As noted in the main post, Philips repeatedly wrote stories supporting Pellicano’s defense theories, and questioning the honesty of federal law enforcement agents. This page details some of the history of that slanted coverage.
In early 2007, Philips repeatedly touted claims by Pellicano’s defense team that federal law enforcement, including Assistant U.S. Attorney Dan Saunders and FBI Special Agent Stanley Ornellas, had leaked information about the case to Philips’s competitors at the New York Times. Philips even wrote an article ironically juxtaposing the defense allegations of prosecutorial improprieties with AUSA Saunders’s appearance as a speaker on ethics at a “posh retreat” for defense attorneys in Aspen.
In April 2007, Pellicano’s defense team renewed its formerly unsuccessful legal attack on the validity of the search warrant used to search Pellicano’s office. If the search warrant were ruled invalid, the case against Pellicano would collapse.
As Philips reported on April 13, 2007, Pellicano’s defense team argued that the FBI had lied in its affidavit in support of the search warrant. According to the defense, the FBI manufactured probable cause to search Pellicano’s office, because Pellicano allegedly had evidence damaging to the FBI — namely, a recording of an attempted bribe of an FBI agent. (The FBI had found the bribery allegation to be “baseless.”)
Philips wrote numerous stories attacking the credibility of Ornellas and the FBI search warrant in the Pellicano case. In June 2007, Philips wrote that the defense team was accusing Special Agent Ornellas of deliberately withholding information about the credibility of the government’s informant. Philips followed up on August 17, 2007 with a story in which Steven Seagal complained of “[f]alse FBI accusations” that had hurt his career.
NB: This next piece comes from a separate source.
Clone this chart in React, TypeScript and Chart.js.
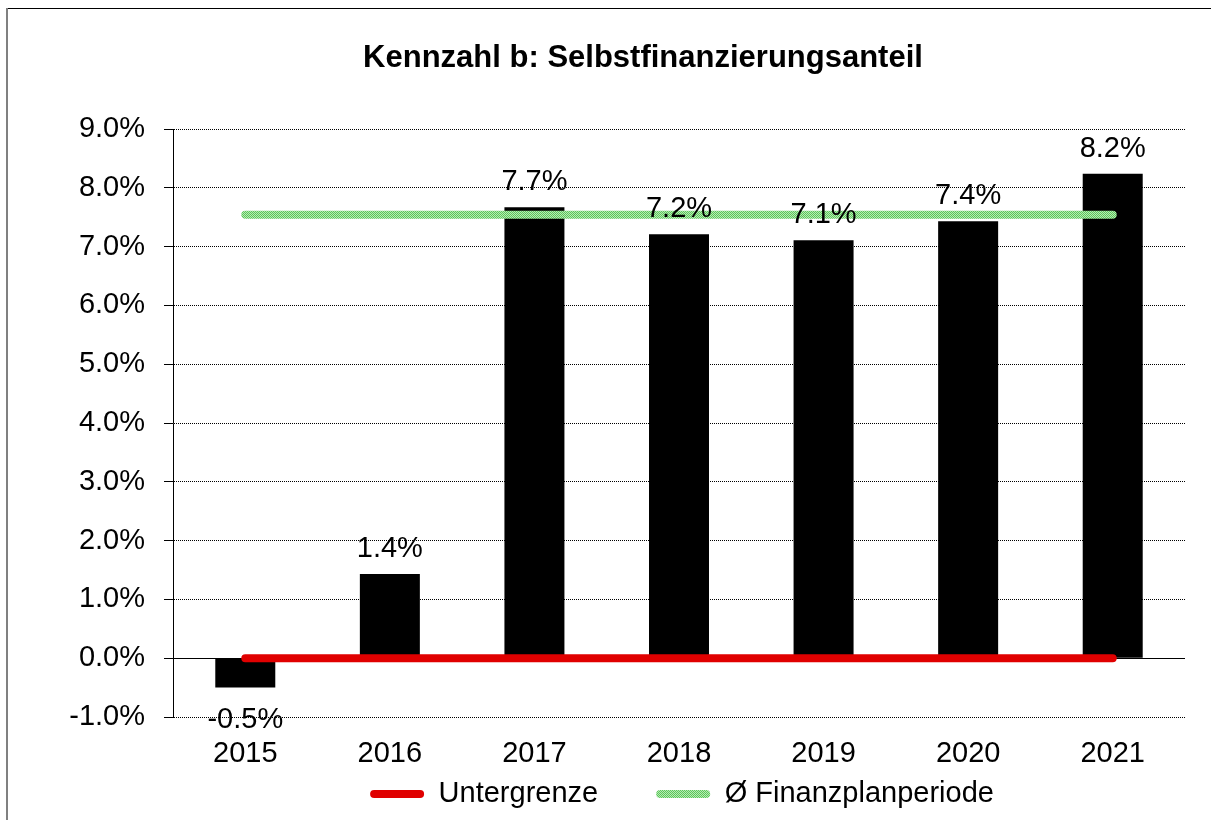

On October 9, 2007, Philips wrote another article suggesting that Special Agent Ornellas had misled the court in the affidavit supporting the search warrant.
On December 17, 2007, Philips published an article titled “Pellicano defense focusing on FBI agent.” The article laid out a comprehensive set of defense attacks on the search warrant, including several that disparaged the honesty and integrity of Special Agent Ornellas. The article purported to “balance” the attacks on Ornellas with quotes from people who had worked with Ornellas for years, who said he was an honorable man with a solid reputation for candor.
But as he was writing those supposedly objective stories, Philips was telling Alexander Proctor that he believed the government had deceived Pellicano, violated his rights, and illegally spied on him.